By GIOVANNA DELL'ORTO
The Associated Press
Saturday, July 1, 2006; 2:50 AM
ATLANTA -- With a polar dip in Arizona, street hockey in Atlanta, a volleyball tournament in Florida and red maple leaves displayed everywhere, Canadians across the United States are celebrating their independence the same weekend their southern neighbors are gearing up for theirs.
"Usually we just kind of blend, don't we? We don't want to be offensive, but we are proud of where we are from," said Shelley Ryan of Edmonton, Alberta, the organizer of a neighborhood run in Shreveport, La., in which participants will wear temporary maple leaf tattoos for Canada Day on Saturday.
North of the U.S. border, celebrations marking the 139th anniversary of Canada's becoming a self-governing dominion with ties to the British crown will include fireworks, concerts, parades and street parties. Some 100,000 people are expected to gather on the lawn of the Parliament building in Ottawa.
While it's not as well-known of a national holiday as July Fourth or Mexico's Cinco de Mayo, July 1 is a chance for the estimated 920,000 Canadians who live in the U.S. to show some red-and-white pride. And they are seizing the opportunity: An embassy Web site for U.S. Canadians lists more than 100 events in 33 states.
"We've all the fun of being North American without the responsibility of being a superpower," said Geoff Cross, who moved from Ottawa to Flagstaff, Ariz., in 2002 and is organizing his fifth Canada Day event there. "We miss not taking yourself so seriously."
Still, Cross is very serious about his block party, especially after a man last year was treated for hypothermia after spending 13 minutes in the polar dip, an oak barrel filled with iced, 39-degree water. "It's quintessentially Canadian to submerge people in ice water," Cross said.
This year, he's incorporating a timed version of the dip in a "Canadian skill course" that also includes hockey and curling.
There also will be some delicacies: Poutine, that is french fries covered with cheese curds and gravy; and Nanaimo chocolate bars, which Cross plans to bake using Graham crackers, chocolate and a pound of butter per tray.
A similar menu _ plus cinnamon-sprinkled, deep-fried pastries called "beaver tails" _ awaits the 25 military families from Canada at Tyndall Air Force Base east of Panama City, Fla., where Canadian and U.S. soldiers faced off Friday in a beach volleyball tournament.
The base is a post for the binational North American Aerospace Defense Command.
"I'm very proud to be a Canadian and I'm very proud _ I know it sounds corny _ to serve alongside American forces," said Lt.

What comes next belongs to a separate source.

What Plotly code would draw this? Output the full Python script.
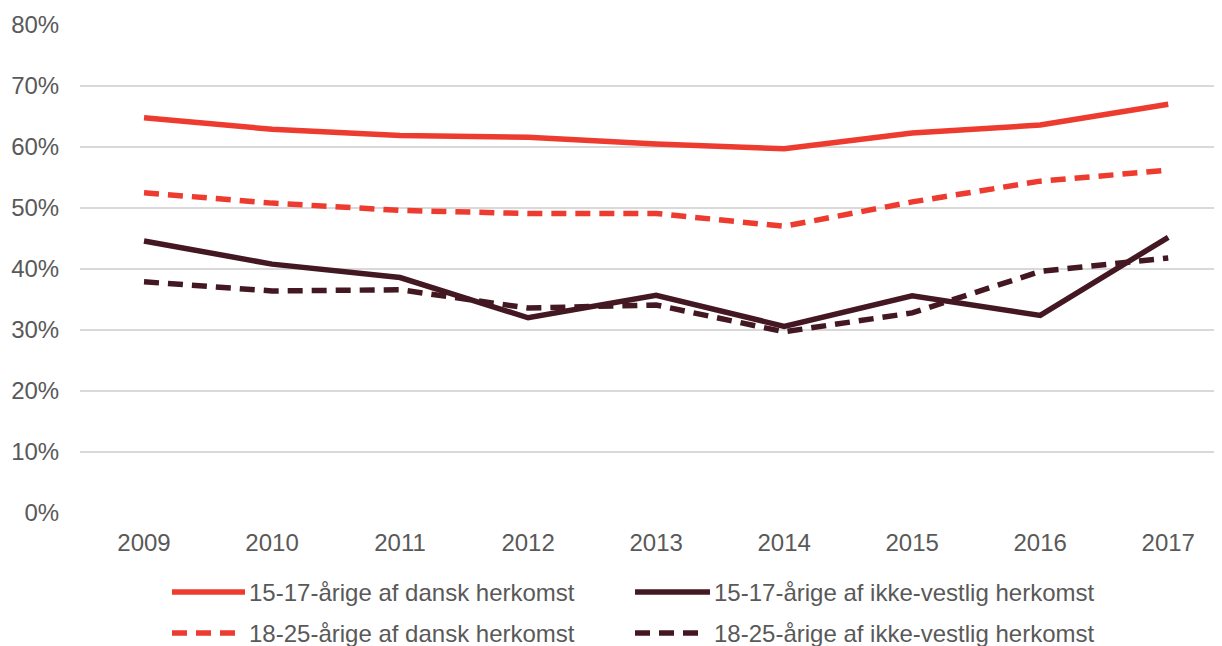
import plotly.graph_objects as go

# years on the x axis
years = ["2009", "2010", "2011", "2012", "2013", "2014", "2015", "2016", "2017"]

# share of each group
dansk_15_17 = [0.648, 0.629, 0.619, 0.616, 0.605, 0.597, 0.623, 0.636, 0.670]
ikkevest_15_17 = [0.446, 0.408, 0.386, 0.320, 0.357, 0.306, 0.356, 0.324, 0.452]
dansk_18_25 = [0.525, 0.508, 0.496, 0.491, 0.491, 0.470, 0.510, 0.544, 0.562]
ikkevest_18_25 = [0.379, 0.364, 0.366, 0.336, 0.341, 0.297, 0.328, 0.396, 0.418]

red = "#EE3B2F"
dark = "#441822"
dash = "15px,9px"

series = [
    ("15-17-årige af dansk herkomst", dansk_15_17, red, "solid"),
    ("15-17-årige af ikke-vestlig herkomst", ikkevest_15_17, dark, "solid"),
    ("18-25-årige af dansk herkomst", dansk_18_25, red, dash),
    ("18-25-årige af ikke-vestlig herkomst", ikkevest_18_25, dark, dash),
]

fig = go.Figure()
for name, vals, col, d in series:
    fig.add_trace(go.Scatter(x=years, y=vals, mode="lines", name=name,
                             line=dict(color=col, width=5.5, dash=d)))

# page body adds an 8px margin, so the figure is 8px smaller each way
W, H = 1214, 638
L, T, B = 72, 17, 133
pw, ph = W - L, H - T - B


def px(x):
    return (x - L) / pw


def py(y):
    return (H - B - y) / ph


# hand-made legend (2 columns x 2 rows), figure pixel positions
cols = [(164, 237), (627, 702)]
rows = [584, 625]
for i, (name, vals, col, d) in enumerate(series):
    x0, x1 = cols[i % 2]
    y = rows[i // 2]
    # dashed samples end a little earlier, like the original
    x1_line = x1 - 6 if d != "solid" else x1
    fig.add_shape(type="line", xref="paper", yref="paper",
                  x0=px(x0), x1=px(x1_line), y0=py(y), y1=py(y),
                  line=dict(color=col, width=5.5, dash=d))
    fig.add_annotation(xref="paper", yref="paper", x=px(x1 + 2), y=py(y),
                       xanchor="left", yanchor="middle", showarrow=False,
                       text=name, font=dict(size=24, color="#595959"))

fig.update_layout(
    width=W, height=H,
    margin=dict(l=L, r=0, t=T, b=B),
    plot_bgcolor="white", paper_bgcolor="white",
    font=dict(family="Liberation Sans, Arial", size=24, color="#595959"),
    showlegend=False,
)
fig.update_xaxes(type="category", range=[-0.5, 8.42], showgrid=False,
                 showline=False, ticks="outside", ticklen=8, tickcolor="white",
                 automargin=False)
fig.update_yaxes(range=[0, 0.8], dtick=0.1, tickformat=".0%",
                 showgrid=True, gridcolor="#D9D9D9", gridwidth=1.5,
                 zeroline=False, showline=False,
                 ticks="outside", ticklen=15, tickcolor="white",
                 automargin=False)

fig.write_html("out.html")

Col. Kelly Kovach, the commanding officer of the Canadian component at Tyndall, who grew up on a ranch in the Canadian Rockies.
Like many expatriate Canadians, Kovach said he misses the Canadian winter, though not so much shoveling all the snow.
"You never get used to the heat down here," said Marty Seed, a 34-year-old from Halifax who organized Saturday's beer-and-hockey event in Atlanta.
Just like Canada Day is barely known in the United States, some say they feel like the forgotten immigrants.
"For countries conjoined at the hips, you'd think there'd be a smoother process," said Marie Thomas, who moved from Montreal to the San Francisco area more than six years ago and is still waiting for a green card. "Perhaps we blend in too well, sometimes."